Sterling has the bank rate and BoE MPC statement Thursday so I thought I would take a look at some sterling crosses.

Cable has hit the big round number 1.60 level which is also the 61.8fib retracement from the August 09 high to the May 10 low.  Having rallied with such momentum (and its best run in a lot of years) this could be a level for a correction but it could involve some chopping around and retests before it turns.  One to watch.  
A break above 1.60 says 1.6450 next stop.

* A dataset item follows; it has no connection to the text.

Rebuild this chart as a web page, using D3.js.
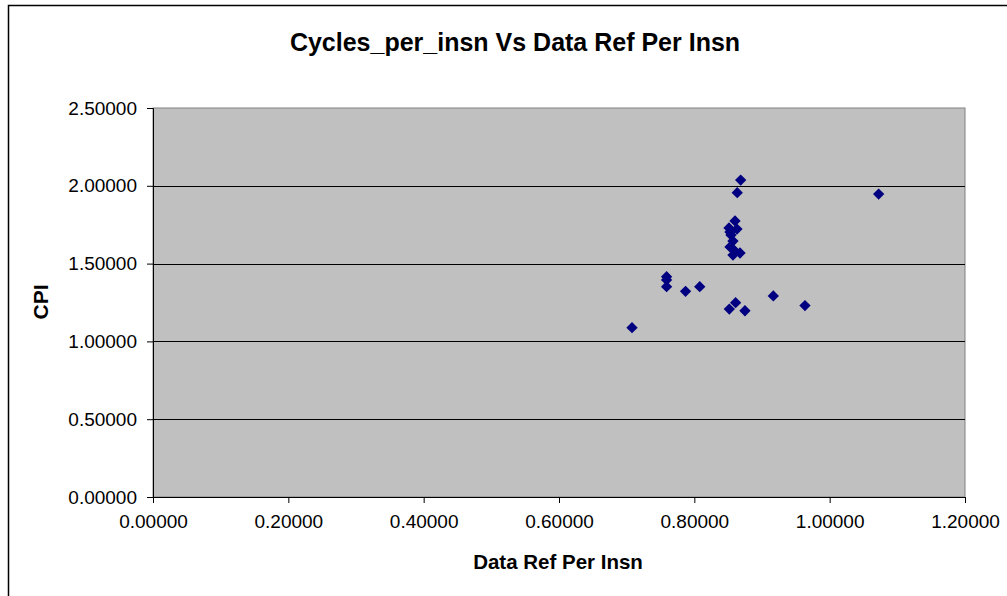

GBPCHF Weekly chart shows it is back at the 50fib of the rally from the Dec08 lows to the Summer 09 highs and also at trend-line resistance from the July 07 high.  
The daily chart shows it has rallied to the 61.8fib retracement and also a big pivot zone.  A rejection here could should mean back to the lows at 1.58 or a breakout means back to the highs at 1.71.  
Nice size moves either way and I favour the downside and a possible measured move objective of 1.53 if the support at 1.58 does not hold.

If cable has stalled and EURUSD has further to run up it can only mean one thing for EURGBP.  EURGBP is hovering at the 50fib retracement of the rally from the lows and Mondays and bullish tail on Monday followed by an inside bar today suggest saving some energy for a move.

GBPJPY daily chart
Has been range bound for some time below the 50fib and 136.40 level, broke out Monday and has fallen back.  If cable stalls and USDJPY continues to drop this is going down too.

This is a tricky one, consolidating.  Monthly doji and a weekly doji but in a rising channel and the 50fib retracement is holding so it could be that the AUD is more unloved than the pound.  Waiting for a breakout and more information.

Weekly chart.  Broke out above resistance at 1.6230 and then banged its head on the 61.8fib retracement of the Jan high to May low.  Needs to  either break above the 1.64 resistance or go back and test the 1.6230 support to convince me it is going higher here but there is definitely plenty of room to the upside.  One to watch.